◆ **SHORT TASK**
Copy exactly the lines from the start of the material through the line with "15, 15, 15];". Pictures stay out of the copy.

◆ **GIVEN DATA**

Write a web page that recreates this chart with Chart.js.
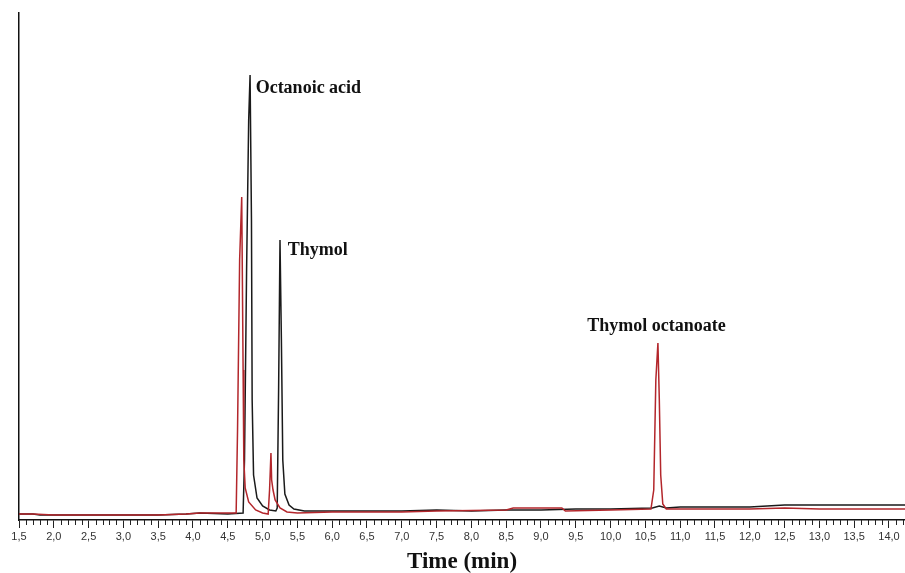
<!DOCTYPE html>
<html>
<head>
<meta charset="utf-8">
<script src="https://cdn.jsdelivr.net/npm/chart.js@4.4.1/dist/chart.umd.min.js"></script>
<style>
  html, body { margin: 0; padding: 0; background: #ffffff; }
  #wrap { width: 905px; height: 573px; }
</style>
</head>
<body>
<div id="wrap"><canvas id="chromChart"></canvas></div>
<script>
// Chromatogram - retention time (min) vs detector response (arbitrary units)

// black trace: reaction mixture at start (octanoic acid + thymol)
const blackTimes = [1.5, 1.7, 1.8, 2.5, 3.0, 3.5, 3.9, 4.1, 4.5, 4.72, 4.74, 4.77, 4.80, 4.82, 4.84, 4.85, 4.87, 4.92, 5.0, 5.1, 5.19, 5.21, 5.23, 5.25, 5.27, 5.29, 5.32, 5.38, 5.45, 5.6, 6.0, 7.0, 7.5, 8.0, 8.5, 9.0, 9.5, 10.0, 10.6, 10.7, 10.8, 11.0, 11.5, 12.0, 12.5, 12.8, 13.0, 14.23];
const blackValues = [6, 6, 5, 5, 5, 5, 6, 7, 6, 7, 60, 250, 400, 445, 300, 120, 45, 22, 14, 10, 9, 12, 130, 280, 180, 60, 26, 15, 11, 9, 9, 9, 10, 9, 10, 10, 11, 11, 12, 14, 12, 13, 13, 13, 15, 15, 15, 15];

// red trace: after reaction (thymol octanoate formed)
const redTimes = [1.5, 1.7, 2.0, 2.5, 3.0, 3.5, 3.9, 4.1, 4.5, 4.62, 4.64, 4.67, 4.70, 4.72, 4.73, 4.75, 4.80, 4.90, 5.0, 5.08, 5.10, 5.12, 5.13, 5.15, 5.18, 5.25, 5.35, 5.5, 6.0, 7.0, 7.5, 8.5, 8.6, 9.3, 9.35, 10.0, 10.58, 10.62, 10.65, 10.68, 10.70, 10.72, 10.75, 10.8, 11.5, 12.0, 12.5, 13.0, 13.5, 14.23];
const redValues = [6, 6, 5, 5, 5, 5, 6, 7, 7, 7, 90, 260, 323, 150, 60, 32, 18, 10, 7, 6, 30, 67, 40, 30, 20, 12, 8, 7, 8, 8, 9, 10, 12, 12, 9, 10, 11, 30, 140, 177, 120, 45, 16, 11, 11, 11, 12, 11, 11, 11];

// peak labels
const peakNames = ['Octanoic acid', 'Thymol', 'Thymol octanoate'];

const toPoints = (xs, ys) => xs.map((x, i) => ({ x: x, y: ys[i] }));

// peak label plugin - placed through the chart scales
const peakLabels = {
    id: 'peakLabels',
    afterDatasetsDraw(chart, args, opts) {
        const { ctx, scales } = chart;
        ctx.save();
        ctx.font = 'bold 18px "Liberation Serif", "Times New Roman", serif';
        ctx.fillStyle = '#111';
        ctx.textBaseline = 'alphabetic';
        opts.anchors.forEach((a, i) => {
            ctx.textAlign = a.align;
            ctx.fillText(peakNames[i], scales.x.getPixelForValue(a.t), scales.y.getPixelForValue(a.v));
        });
        ctx.restore();
    }
};

// minor ticks every 0.1 min
const minorTicks = {
    id: 'minorTicks',
    afterDraw(chart) {
        const { ctx } = chart;
        const sx = chart.scales.x;
        ctx.save();
        ctx.strokeStyle = '#222';
        ctx.lineWidth = 1;
        ctx.beginPath();
        for (let k = 15; k <= 142; k++) {
            if (k % 5 === 0) continue;
            const px = Math.round(sx.getPixelForValue(k / 10)) + 0.5;
            ctx.moveTo(px, sx.top);
            ctx.lineTo(px, sx.top + 5);
        }
        ctx.stroke();
        ctx.restore();
    }
};

new Chart(document.getElementById('chromChart'), {
    type: 'line',
    data: {
        datasets: [
            {
                label: 'After reaction',
                data: toPoints(redTimes, redValues),
                borderColor: '#b3262b',
                borderWidth: 1.5,
                pointRadius: 0,
                tension: 0,
                order: 1
            },
            {
                label: 'Start',
                data: toPoints(blackTimes, blackValues),
                borderColor: '#1a1a1a',
                borderWidth: 1.5,
                pointRadius: 0,
                tension: 0,
                order: 2
            }
        ]
    },
    options: {
        responsive: true,
        maintainAspectRatio: false,
        animation: false,
        layout: { padding: { left: 19, right: 0, top: 13, bottom: -1 } },
        scales: {
            x: {
                type: 'linear',
                min: 1.5,
                max: 14.23,
                border: { display: true, color: '#111', width: 1.5 },
                grid: { drawOnChartArea: false, tickLength: 8, color: '#222' },
                ticks: {
                    stepSize: 0.5,
                    includeBounds: false,
                    maxRotation: 0,
                    autoSkip: false,
                    padding: 3,
                    color: '#333',
                    font: { family: '"Liberation Sans", Arial, sans-serif', size: 11, lineHeight: 1 },
                    callback: (v) => v.toFixed(1).replace('.', ',')
                },
                title: {
                    display: true,
                    text: 'Time (min)',
                    color: '#111',
                    font: { family: '"Liberation Serif", "Times New Roman", serif', size: 23, weight: 'bold', lineHeight: 1 },
                    padding: { top: 6, bottom: 0 }
                }
            },
            y: {
                min: 0,
                max: 507,
                border: { display: true, color: '#111', width: 1.5 },
                grid: { display: false, drawTicks: false },
                ticks: { display: false }
            }
        },
        plugins: {
            legend: { display: false },
            tooltip: { enabled: false },
            peakLabels: {
                anchors: [
                    { t: 4.90, v: 427, align: 'left' },
                    { t: 5.36, v: 265, align: 'left' },
                    { t: 10.66, v: 189, align: 'center' }
                ]
            }
        }
    },
    plugins: [peakLabels, minorTicks]
});
</script>
</body>
</html>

◆ **RESULT FOR THIS EXERCISE**
Write a web page that recreates this chart with Chart.js.
<!DOCTYPE html>
<html>
<head>
<meta charset="utf-8">
<script src="https://cdn.jsdelivr.net/npm/chart.js@4.4.1/dist/chart.umd.min.js"></script>
<style>
  html, body { margin: 0; padding: 0; background: #ffffff; }
  #wrap { width: 905px; height: 573px; }
</style>
</head>
<body>
<div id="wrap"><canvas id="chromChart"></canvas></div>
<script>
// Chromatogram - retention time (min) vs detector response (arbitrary units)

// black trace: reaction mixture at start (octanoic acid + thymol)
const blackTimes = [1.5, 1.7, 1.8, 2.5, 3.0, 3.5, 3.9, 4.1, 4.5, 4.72, 4.74, 4.77, 4.80, 4.82, 4.84, 4.85, 4.87, 4.92, 5.0, 5.1, 5.19, 5.21, 5.23, 5.25, 5.27, 5.29, 5.32, 5.38, 5.45, 5.6, 6.0, 7.0, 7.5, 8.0, 8.5, 9.0, 9.5, 10.0, 10.6, 10.7, 10.8, 11.0, 11.5, 12.0, 12.5, 12.8, 13.0, 14.23];
const blackValues = [6, 6, 5, 5, 5, 5, 6, 7, 6, 7, 60, 250, 400, 445, 300, 120, 45, 22, 14, 10, 9, 12, 130, 280, 180, 60, 26, 15, 11, 9, 9, 9, 10, 9, 10, 10, 11, 11, 12, 14, 12, 13, 13, 13, 15, 15, 15, 15];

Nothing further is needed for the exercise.